## begin

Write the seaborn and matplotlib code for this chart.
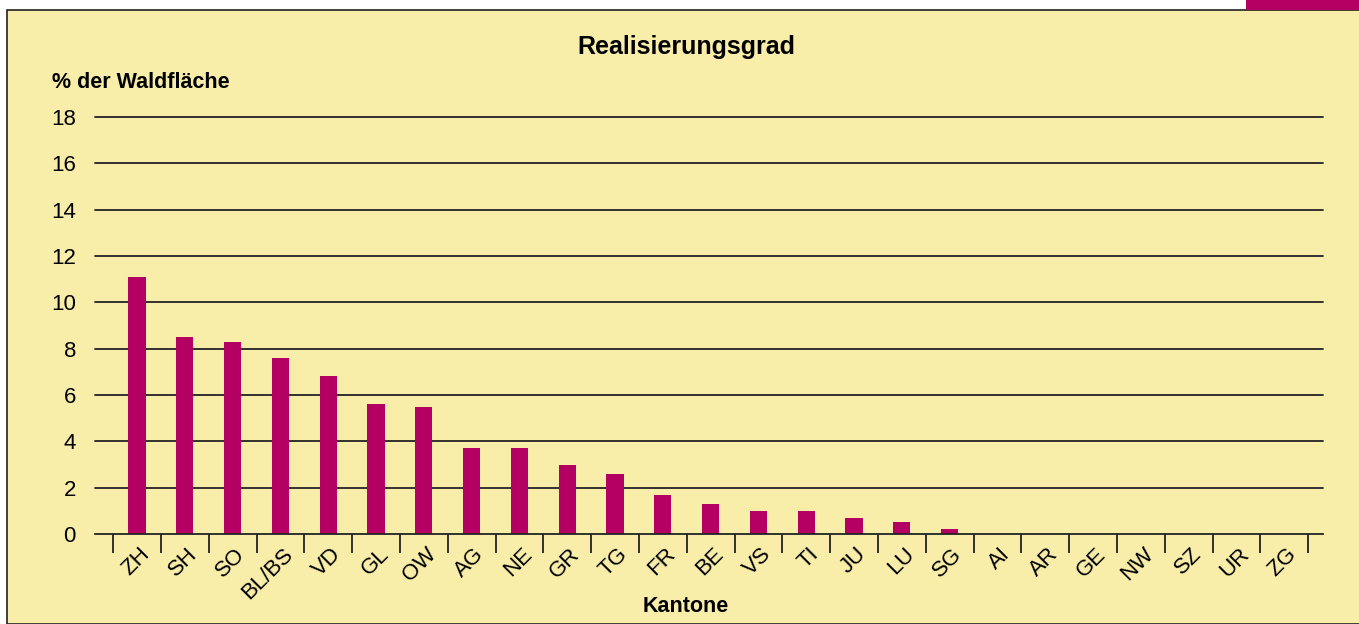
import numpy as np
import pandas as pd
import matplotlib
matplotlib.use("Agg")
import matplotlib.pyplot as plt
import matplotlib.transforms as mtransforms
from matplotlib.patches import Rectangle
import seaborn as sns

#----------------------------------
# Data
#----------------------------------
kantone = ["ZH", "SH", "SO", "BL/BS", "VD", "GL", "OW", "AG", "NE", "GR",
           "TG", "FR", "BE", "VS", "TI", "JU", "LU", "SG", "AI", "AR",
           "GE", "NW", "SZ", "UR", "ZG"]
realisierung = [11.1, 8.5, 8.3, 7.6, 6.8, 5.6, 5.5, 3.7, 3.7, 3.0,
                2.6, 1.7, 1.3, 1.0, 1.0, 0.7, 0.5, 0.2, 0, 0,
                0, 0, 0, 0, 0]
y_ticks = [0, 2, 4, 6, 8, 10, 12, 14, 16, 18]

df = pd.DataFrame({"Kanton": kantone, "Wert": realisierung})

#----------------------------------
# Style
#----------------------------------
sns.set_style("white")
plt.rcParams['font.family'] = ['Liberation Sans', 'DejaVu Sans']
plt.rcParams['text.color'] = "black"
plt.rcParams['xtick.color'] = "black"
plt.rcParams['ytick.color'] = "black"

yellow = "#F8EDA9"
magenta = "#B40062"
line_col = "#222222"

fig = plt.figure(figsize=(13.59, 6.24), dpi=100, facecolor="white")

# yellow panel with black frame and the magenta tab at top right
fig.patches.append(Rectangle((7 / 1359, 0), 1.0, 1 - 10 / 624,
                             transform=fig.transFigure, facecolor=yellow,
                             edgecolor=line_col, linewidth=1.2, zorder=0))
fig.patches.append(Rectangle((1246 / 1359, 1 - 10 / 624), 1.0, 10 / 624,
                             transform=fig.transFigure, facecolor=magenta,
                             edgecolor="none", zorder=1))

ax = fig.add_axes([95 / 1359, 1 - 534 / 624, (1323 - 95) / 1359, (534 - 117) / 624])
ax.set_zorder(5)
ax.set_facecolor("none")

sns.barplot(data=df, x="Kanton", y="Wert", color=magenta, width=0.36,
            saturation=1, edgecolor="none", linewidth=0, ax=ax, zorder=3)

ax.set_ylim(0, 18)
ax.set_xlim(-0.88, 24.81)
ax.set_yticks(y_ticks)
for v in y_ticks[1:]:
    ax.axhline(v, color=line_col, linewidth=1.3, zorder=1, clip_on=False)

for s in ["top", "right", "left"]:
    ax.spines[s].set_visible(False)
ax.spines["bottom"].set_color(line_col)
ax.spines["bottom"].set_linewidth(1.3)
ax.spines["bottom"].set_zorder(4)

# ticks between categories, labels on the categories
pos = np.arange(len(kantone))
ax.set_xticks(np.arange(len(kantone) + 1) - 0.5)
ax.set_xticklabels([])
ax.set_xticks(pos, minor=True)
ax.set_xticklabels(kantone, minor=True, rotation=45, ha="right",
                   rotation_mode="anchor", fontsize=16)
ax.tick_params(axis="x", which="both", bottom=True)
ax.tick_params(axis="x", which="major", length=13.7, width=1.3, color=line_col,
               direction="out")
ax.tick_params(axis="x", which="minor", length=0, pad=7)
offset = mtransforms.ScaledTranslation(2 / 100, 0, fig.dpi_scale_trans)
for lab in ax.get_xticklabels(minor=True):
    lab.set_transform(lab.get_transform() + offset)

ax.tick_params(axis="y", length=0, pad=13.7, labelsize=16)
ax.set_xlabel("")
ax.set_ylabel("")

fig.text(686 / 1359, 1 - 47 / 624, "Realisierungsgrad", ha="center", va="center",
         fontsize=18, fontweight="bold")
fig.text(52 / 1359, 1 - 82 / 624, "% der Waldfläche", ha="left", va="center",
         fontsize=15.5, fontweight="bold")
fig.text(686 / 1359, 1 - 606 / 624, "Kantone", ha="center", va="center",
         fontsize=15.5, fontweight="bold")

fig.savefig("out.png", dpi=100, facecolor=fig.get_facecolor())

## end

Skip the pictures, please, and transcribe only the lines from the beginning of the material through the one that contains "import seaborn as sns".

* **Finished answer**:
Write the seaborn and matplotlib code for this chart.
import numpy as np
import pandas as pd
import matplotlib
matplotlib.use("Agg")
import matplotlib.pyplot as plt
import matplotlib.transforms as mtransforms
from matplotlib.patches import Rectangle
import seaborn as sns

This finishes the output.